Vertex shaders process each vertex of a mesh and determine how it’s positioned on screen. In Splitshade, vertex shaders are optional — you only need one if you're working with custom geometry (like a mesh).

How Vertex Shaders Work

If your WGSL code includes a @vertex function, Splitshade will use that function to process each vertex. You’re expected to:

  • Define input attributes (e.g., position, color)
  • Output a position in clip space (vec4<f32>)
  • Optionally pass custom data to the fragment shader

Vertex shaders run once per vertex, not per pixel.
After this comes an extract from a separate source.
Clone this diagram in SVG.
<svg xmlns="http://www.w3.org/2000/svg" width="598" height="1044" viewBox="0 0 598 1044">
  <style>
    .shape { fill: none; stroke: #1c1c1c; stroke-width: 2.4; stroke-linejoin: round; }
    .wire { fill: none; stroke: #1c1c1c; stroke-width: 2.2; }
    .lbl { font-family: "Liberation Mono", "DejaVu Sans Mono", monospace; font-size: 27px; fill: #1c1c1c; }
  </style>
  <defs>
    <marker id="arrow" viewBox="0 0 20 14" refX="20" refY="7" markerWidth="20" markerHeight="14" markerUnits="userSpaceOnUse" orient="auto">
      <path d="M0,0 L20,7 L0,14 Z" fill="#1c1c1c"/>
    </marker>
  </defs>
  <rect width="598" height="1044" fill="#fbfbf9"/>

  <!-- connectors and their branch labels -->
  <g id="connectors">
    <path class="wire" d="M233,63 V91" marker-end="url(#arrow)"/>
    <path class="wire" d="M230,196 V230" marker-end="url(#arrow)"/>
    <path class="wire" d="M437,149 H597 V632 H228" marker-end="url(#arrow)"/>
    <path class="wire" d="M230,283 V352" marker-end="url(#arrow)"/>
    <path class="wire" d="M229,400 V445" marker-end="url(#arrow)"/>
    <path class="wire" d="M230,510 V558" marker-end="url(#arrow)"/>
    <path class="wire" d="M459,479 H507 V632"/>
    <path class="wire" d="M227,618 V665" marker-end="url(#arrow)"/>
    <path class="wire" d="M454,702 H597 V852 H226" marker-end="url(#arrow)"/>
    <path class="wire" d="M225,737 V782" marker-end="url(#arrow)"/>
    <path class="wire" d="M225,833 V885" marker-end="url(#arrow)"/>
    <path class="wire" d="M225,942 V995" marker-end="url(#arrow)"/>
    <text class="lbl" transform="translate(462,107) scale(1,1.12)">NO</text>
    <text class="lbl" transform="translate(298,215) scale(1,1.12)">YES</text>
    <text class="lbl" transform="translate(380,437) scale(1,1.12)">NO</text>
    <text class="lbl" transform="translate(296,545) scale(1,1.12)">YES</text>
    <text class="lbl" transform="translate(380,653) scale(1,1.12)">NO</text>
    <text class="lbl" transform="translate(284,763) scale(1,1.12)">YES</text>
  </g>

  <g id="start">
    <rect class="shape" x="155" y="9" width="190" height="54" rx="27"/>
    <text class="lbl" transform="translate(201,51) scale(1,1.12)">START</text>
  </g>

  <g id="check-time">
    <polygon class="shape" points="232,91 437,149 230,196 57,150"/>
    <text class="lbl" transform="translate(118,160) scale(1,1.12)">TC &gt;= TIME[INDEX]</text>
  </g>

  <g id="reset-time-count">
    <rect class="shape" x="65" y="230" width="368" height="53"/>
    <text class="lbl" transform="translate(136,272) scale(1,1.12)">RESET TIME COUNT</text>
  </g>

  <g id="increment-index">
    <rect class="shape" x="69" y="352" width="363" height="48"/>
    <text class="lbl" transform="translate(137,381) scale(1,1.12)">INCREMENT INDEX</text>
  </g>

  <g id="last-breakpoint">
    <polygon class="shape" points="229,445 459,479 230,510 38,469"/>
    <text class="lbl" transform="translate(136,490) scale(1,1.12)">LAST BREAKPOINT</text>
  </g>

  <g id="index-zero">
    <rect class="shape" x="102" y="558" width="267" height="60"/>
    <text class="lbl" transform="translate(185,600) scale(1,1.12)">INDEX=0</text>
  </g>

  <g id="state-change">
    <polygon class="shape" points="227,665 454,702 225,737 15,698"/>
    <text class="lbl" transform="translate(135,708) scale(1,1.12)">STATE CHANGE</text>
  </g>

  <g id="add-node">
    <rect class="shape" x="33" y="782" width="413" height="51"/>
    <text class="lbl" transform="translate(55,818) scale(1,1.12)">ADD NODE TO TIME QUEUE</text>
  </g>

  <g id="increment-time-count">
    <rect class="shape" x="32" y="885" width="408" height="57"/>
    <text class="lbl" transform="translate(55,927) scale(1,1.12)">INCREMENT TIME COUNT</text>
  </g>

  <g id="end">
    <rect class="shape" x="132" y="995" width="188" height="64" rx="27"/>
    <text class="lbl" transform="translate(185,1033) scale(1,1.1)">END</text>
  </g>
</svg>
They're commonly used for transforming geometry, animating meshes, or passing interpolated data to the fragment stage.

When to Use

Use a vertex shader when you need:

  • Custom geometry (e.g. meshes, lines, shapes)
  • Per-vertex animation or transformations
  • Attributes like color or normals passed to fragment shaders

For full-screen effects, Splitshade provides a built-in fullscreen triangle — no vertex shader required (see Fragment Shaders).

Getting Started

To define a vertex shader in WGSL:

  • Use the @vertex annotation
  • Provide a @builtin(vertex_index) or custom attributes
  • Return a @builtin(position) output
wgsl
@vertex
fn main(@builtin(vertex_index) vertexIndex: u32) -> @builtin(position) vec4<f32> {
  var pos = array<vec2<f32>, 3>(
    ...
  );
  return vec4<f32>(pos[vertexIndex], 0.0, 1.0);
}

Passing Custom Attributes to the Fragment Shader

To pass values (like color or UVs) to the fragment shader, return a struct with @location(n) attributes:

wgsl
struct VertexOut {
  @builtin(position) pos: vec4<f32>,     // Position is required
  @location(0) color: vec3<f32>,         // Custom data passed to fragment shader
};

@vertex
fn main(@builtin(vertex_index) i: u32) -> VertexOut {
  var positions = array<vec2<f32>, 3>(...);
  var colors = array<vec3<f32>, 3>(...);

  var out: VertexOut;
  out.pos = vec4<f32>(positions[i], 0.0, 1.0);
  out.color = colors[i];
  return out;
}

The fragment shader can receive @location(0) inputs to use the color, UV, etc., from each vertex.

Inputting Geometry

To go beyond hardcoded arrays, you can use the Mesh Panel in the Splitshade UI to upload a .obj file. This lets you visualize complex geometry without writing vertex buffers by hand.